Sunday, November 1, 2009

A Student of the Weather

I might as well admit this right off the top- I didn't like this novel. Not that Elizabeth Hay isn't a good writer, she has crafted some nice pieces of prose, written some well-rounded, relatable characters; it just wasn't my cup of tea.

I like to meander my way through novels, discover connections on my own, feel proud of myself for getting a reference to another book or another point in this story. She makes it too easy, points out all those connections. For example, in one scene Norma Joyce, the novels heroine, discovers some lost art of her mother's and she affixes it to her wall, with a growing collection of things. This addition leads to the observation "it occurred to her that, again, she was reconstructing her childhood corner." I felt like the author was tapping me on the shoulder saying "hey, hey, don't you get it, she is reverting to her childhood home." But I had got it, I had already made the connection.

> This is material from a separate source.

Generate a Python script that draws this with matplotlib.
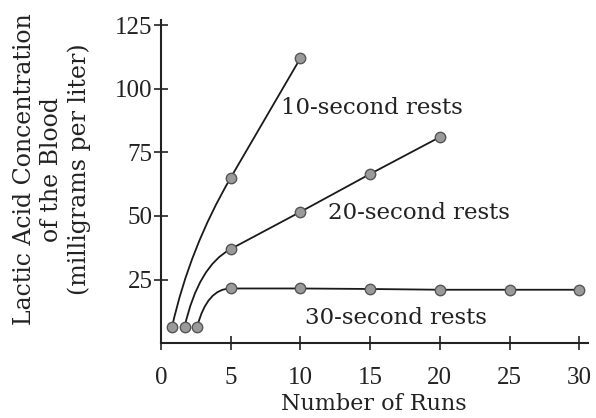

And as often as I felt her doing this, spoiling my fun, I felt as though she was writing for the lowest common denominator.

The story itself is a good idea- a small family (2 daughters and a father) find their way from growing up in small town Saskatchewan to living in Ottawa, venturing to New York, through lovers, children, friends, jobs, etc. Naturally, one daughter is more favoured, the older, prettier, more responsible Lucinda. Norma Joyce, the younger, wilder sister, falls in love with Maurice who visits Saskatchewan from Ottawa. The trouble is, Maurice is in love with Lucinda (and Lucinda with Maurice). As the story unfolds, things fall apart between Maurice and Lucinda, largely because of some undelivered letters by a jealous Norma Joyce. The family moves from Saskatchewan to Ottawa and Norma Joyce continues her obsession. She actually continues this obsession throughout the novel. A plot point I got a bit weary of. She never seems to learn her lesson. Her and Maurice do have an affair, she has his child, but is still rejected by him time and time again. But she persists.

Truthfully, I was more intrigued by the character of Lucinda. After losing her love to her younger sister, she moves on (sort of), develops a business, remains responsible for her father. Her story is tragic and compelling. I could sympathize with her, whereas my sympathy with Norma Joyce waned fairly quickly.

So, all in all, unfortunately my first disappointing read. Not a bad novel, just not my thing.

I have also read Dracula, which I was trying to think of ways to make count as a Canadian novel. No such luck, although I did hear that one of his (great?) grandsons IS Canadian and has written some sort of sequel to Dracula- might be a bit of a stretch though.